In the back-yard, on the left side of the path, are three trees – the white fig, the cedar and the pine. The fig is from Calabria, the cedar and the pine began as bonsai. The pine still has its small decorative pot. The white fig produced a bumper crop this year, the cedar stands sentinel and the pine leans right, trying for wind-swept.

DSC_6621I left the writing long enough to go out back and hack off a huge limb that interfered with the wind-swept alignment. And it’s put-out-garbage night so I hid the sap-seeping branches in a steel-strong bag and threw it into the dispose pile. No one will know I ripped a limb from its trunk, chopped it into small pieces and stuffed the severed branches into plastic bags.

The heavy snow-falls, of the last two winters, have required that I put some kind of support under the wind-swept arm. Back in November I put a piece of wolmanized under the reaching branch. It totally destroyed the feng shui of the back-yard. (Controlled nature and pressurized lumber don’t mix.) So, I’ve been looking for alternatives and opportunities to replace the green-glowing two-by-four. I’ve been keeping a saw in the car thinking that if I find myself in an isolated area and see a tree-trunk with sling-shot like branches I would cut it down. In 9 months, nothing has come my way.

A couple of weeks ago, I began to clean up the fig trees getting rid of any new growth that would not make it through the winter or would sap the tree’s ability to build robust limbs. The oldest of the two trees needed radical pruning. In the trimming, I ended up with a trunk that leaned too far into the middle. I started cutting all the small branches hoping to salvage the thick trunk, but got lost in the removing and ended up with a naked trunk. No problem, I could use it to support the pine tree.

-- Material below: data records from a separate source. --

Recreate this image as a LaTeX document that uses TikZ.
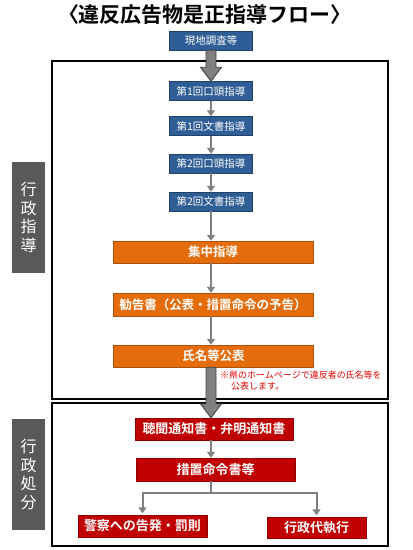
\documentclass[tikz,border=0pt]{standalone}
\usepackage{fontspec}
\setmainfont{Noto Sans CJK JP}[BoldFont={Noto Sans CJK JP Bold}]
\usetikzlibrary{arrows.meta,calc}

\definecolor{flowblue}{HTML}{2F5D95}
\definecolor{floworange}{HTML}{E46C0A}
\definecolor{flowred}{HTML}{C00000}
\definecolor{labelgray}{HTML}{595959}
\definecolor{linegray}{HTML}{808080}
\definecolor{arrowedge}{HTML}{3F3F3F}
\definecolor{notered}{HTML}{E00000}

\tikzset{
  bluebox/.style={draw=flowblue!70!black, fill=flowblue, text=white,
    minimum width=83pt, minimum height=19pt, inner sep=0pt,
    font=\fontsize{10.5}{10.5}\selectfont},
  orangebox/.style={draw=floworange!75!black, fill=floworange, text=white,
    minimum width=200pt, minimum height=22pt, inner sep=0pt,
    font=\fontsize{12.5}{12.5}\selectfont\bfseries},
  redbox/.style={draw=flowred!75!black, fill=flowred, text=white,
    minimum height=22pt, inner sep=0pt,
    font=\fontsize{13}{13}\selectfont\bfseries},
  sidelabel/.style={fill=labelgray, text=white, minimum width=33pt,
    minimum height=111pt, inner sep=0pt, align=center,
    font=\fontsize{16}{18.5}\selectfont},
  flow/.style={draw=linegray, line width=2pt,
    -{Triangle[width=8pt,length=6pt]}},
  bigarrow/.style={draw=arrowedge, fill=linegray, line width=0.8pt},
  frame/.style={draw=black, line width=2pt}
}

% broad arrow between two nodes, tip on the second one
\newcommand{\blockarrow}[2]{%
  \draw[bigarrow] ($(#1)+(-5,0)$) -- ($(#1 |- #2)+(-5,-14)$)
    -- ($(#1 |- #2)+(-10.5,-14)$) -- (#1 |- #2)
    -- ($(#1 |- #2)+(10.5,-14)$) -- ($(#1 |- #2)+(5,-14)$)
    -- ($(#1)+(5,0)$) -- cycle;}

\begin{document}
\begin{tikzpicture}[x=1pt, y=-1pt]
    \useasboundingbox (0,0) rectangle (413,550);
    \node (title) at (205,15) {\fontsize{21}{21}\selectfont\bfseries 〈違反広告物是正指導フロー〉};

    % the two frames
    \draw[frame] (52,61) rectangle (388,399);
    \draw[frame] (52,403) rectangle (388,546);

    \node[sidelabel] (shido) at (28.5,217.5) {行\\政\\指\\導};
    \node[sidelabel] (shobun) at (28.5,474.5) {行\\政\\処\\分};

    \node[bluebox] (chousa) at (211,40.5) {現地調査等};
    \node[bluebox] (kou1) at (211,91) {第1回口頭指導};
    \node[bluebox] (bun1) at (211,126) {第1回文書指導};
    \node[bluebox] (kou2) at (211,163.5) {第2回口頭指導};
    \node[bluebox] (bun2) at (211,201.5) {第2回文書指導};

    \node[orangebox] (shuchu) at (213,252) {集中指導};
    \node[orangebox, minimum height=23pt] (kankoku) at (213,304.5) {勧告書（公表・措置命令の予告）};
    \node[orangebox] (kohyo) at (213.5,356) {氏名等公表};

    \node[anchor=north west, align=left, text=notered, inner sep=0pt,
      font=\fontsize{9}{10.5}\selectfont] (note) at (220,371)
      {※県のホームページで違反者の氏名等を\\\hspace*{11pt}公表します。};

    \node[redbox, minimum width=158pt] (choumon) at (214,429) {聴聞通知書・弁明通知書};
    \node[redbox, minimum width=159pt, minimum height=23pt] (sochi) at (215.5,469.5) {措置命令書等};
    \node[redbox, minimum width=129pt] (keisatsu) at (142.5,526) {警察への告発・罰則};
    \node[redbox, minimum width=99pt, minimum height=21pt] (daishikkou) at (316.5,527.5) {行政代執行};

    \coordinate (kohyoout) at (kohyo.south -| bun2.south);
    \coordinate (branch) at ($(sochi.south -| bun2.south)+(0,12)$);

    \blockarrow{chousa.south}{kou1.north}
    \draw[flow] (kou1) -- (bun1);
    \draw[flow] (bun1) -- (kou2);
    \draw[flow] (kou2) -- (bun2);
    \draw[flow] (bun2.south) -- (bun2.south |- shuchu.north);
    \draw[flow] (shuchu.south -| bun2.south) -- (bun2.south |- kankoku.north);
    \draw[flow] (kankoku.south -| bun2.south) -- (bun2.south |- kohyo.north);
    \blockarrow{kohyoout}{choumon.north}
    \draw[flow] (choumon.south -| bun2.south) -- (bun2.south |- sochi.north);
    \draw[flow, -] (sochi.south -| bun2.south) -- (branch);
    \draw[flow, shorten >=1.5pt] (branch) -| (keisatsu.north);
    \draw[flow, shorten >=1.5pt] (branch) -| (daishikkou.north);
\end{tikzpicture}
\end{document}
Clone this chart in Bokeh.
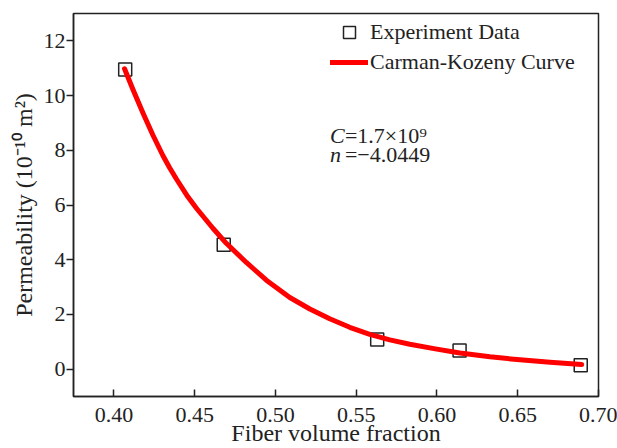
from bokeh.plotting import figure
from bokeh.models import Range1d, FixedTicker, Label, Legend, LegendItem, NumeralTickFormatter
from bokeh.embed import file_html
from bokeh.resources import INLINE

# ---- data ----
exp_x = [0.407, 0.468, 0.563, 0.614, 0.689]
exp_y = [10.95, 4.55, 1.08, 0.68, 0.14]

curve_x = [0.4066, 0.4118, 0.4180, 0.4242, 0.4304, 0.4345, 0.4387, 0.4458, 0.4511, 0.4613,
           0.4696, 0.4820, 0.4944, 0.5089, 0.5213, 0.5336, 0.5460, 0.5584, 0.5708,
           0.5832, 0.5990, 0.6142, 0.6328, 0.6514, 0.6700, 0.6896]
curve_y = [10.98, 10.22, 9.36, 8.55, 7.80, 7.36, 6.95, 6.30, 5.88, 5.15,
           4.60, 3.90, 3.25, 2.62, 2.20, 1.84, 1.53, 1.27, 1.07,
           0.91, 0.74, 0.59, 0.45, 0.34, 0.25, 0.17]

x_ticks = [0.40, 0.45, 0.50, 0.55, 0.60, 0.65, 0.70]
y_ticks = [0, 2, 4, 6, 8, 10, 12]

label_C = ("C", "=1.7×10⁹")
label_n = ("n", "=−4.0449")

FONT = "Liberation Serif"
TXT = "#222222"

p = figure(width=617, height=448, output_backend="svg", toolbar_location=None,
           x_range=Range1d(0.375, 0.70), y_range=Range1d(-1, 13),
           min_border_left=73, min_border_right=19, min_border_top=13, min_border_bottom=50,
           background_fill_color="white", border_fill_color="white")

p.grid.visible = False
p.outline_line_color = TXT
p.outline_line_width = 1.5

p.xaxis.ticker = FixedTicker(ticks=x_ticks)
p.yaxis.ticker = FixedTicker(ticks=y_ticks)
p.xaxis.formatter = NumeralTickFormatter(format="0.00")
p.yaxis.formatter = NumeralTickFormatter(format="0")

for ax in (p.xaxis[0], p.yaxis[0]):
    ax.axis_line_color = TXT
    ax.axis_line_width = 1.5
    ax.major_tick_line_color = TXT
    ax.major_tick_line_width = 1.5
    ax.minor_tick_line_color = None
    ax.major_label_text_font = FONT
    ax.major_label_text_font_size = "22px"
    ax.major_label_text_color = TXT
    ax.axis_label_text_font = FONT
    ax.axis_label_text_font_style = "normal"
    ax.axis_label_text_font_size = "24px"
    ax.axis_label_text_color = TXT

p.xaxis.major_tick_in = 7
p.xaxis.major_tick_out = 0
p.xaxis.major_label_standoff = 11
p.xaxis.axis_label_standoff = -5
p.xaxis.axis_label = "Fiber volume fraction"

p.yaxis.major_tick_in = 0
p.yaxis.major_tick_out = 7
p.yaxis.major_label_standoff = 1
p.yaxis.axis_label_standoff = 4
p.yaxis.axis_label = "Permeability (10⁻¹⁰ m²)"

sq = p.scatter(exp_x, exp_y, marker="square", size=13, fill_color=None,
               line_color=TXT, line_width=1.5)
ln = p.line(curve_x, curve_y, line_color="#ff0000", line_width=5, line_cap="round",
            line_join="round")

legend = Legend(items=[LegendItem(label="Experiment Data", renderers=[sq]),
                       LegendItem(label="Carman-Kozeny Curve", renderers=[ln])],
                location=(257, 319), padding=0, margin=0, spacing=-3,
                glyph_width=38, glyph_height=30, label_height=30, label_standoff=2,
                border_line_alpha=0, background_fill_alpha=0,
                label_text_font=FONT, label_text_font_size="22px", label_text_color=TXT)
p.add_layout(legend)

for (sym, rest), yv in ((label_C, 8.55), (label_n, 7.86)):
    p.add_layout(Label(x=0.5338, y=yv, text=sym, text_font=FONT, text_font_style="italic",
                       text_font_size="22px", text_color=TXT, text_baseline="alphabetic"))
    p.add_layout(Label(x=0.5430, y=yv, text=rest, text_font=FONT,
                       text_font_size="22px", text_color=TXT, text_baseline="alphabetic"))

open("out.html", "w").write(file_html(p, INLINE))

Last night I cut the naked trunk and drove it into the ground under the wind-swept branch. (In the image, it’s the thin trunk on the right, in the foreground, under the green foliage.) As I was digging the hole it occurred to me that the trunk could sprout. Figs are a weed and will grow anywhere from any cutting. Next summer, will the supporting trunk be full of fig leaves? Calabrian fig leaves and wind-swept pine needles – harmony.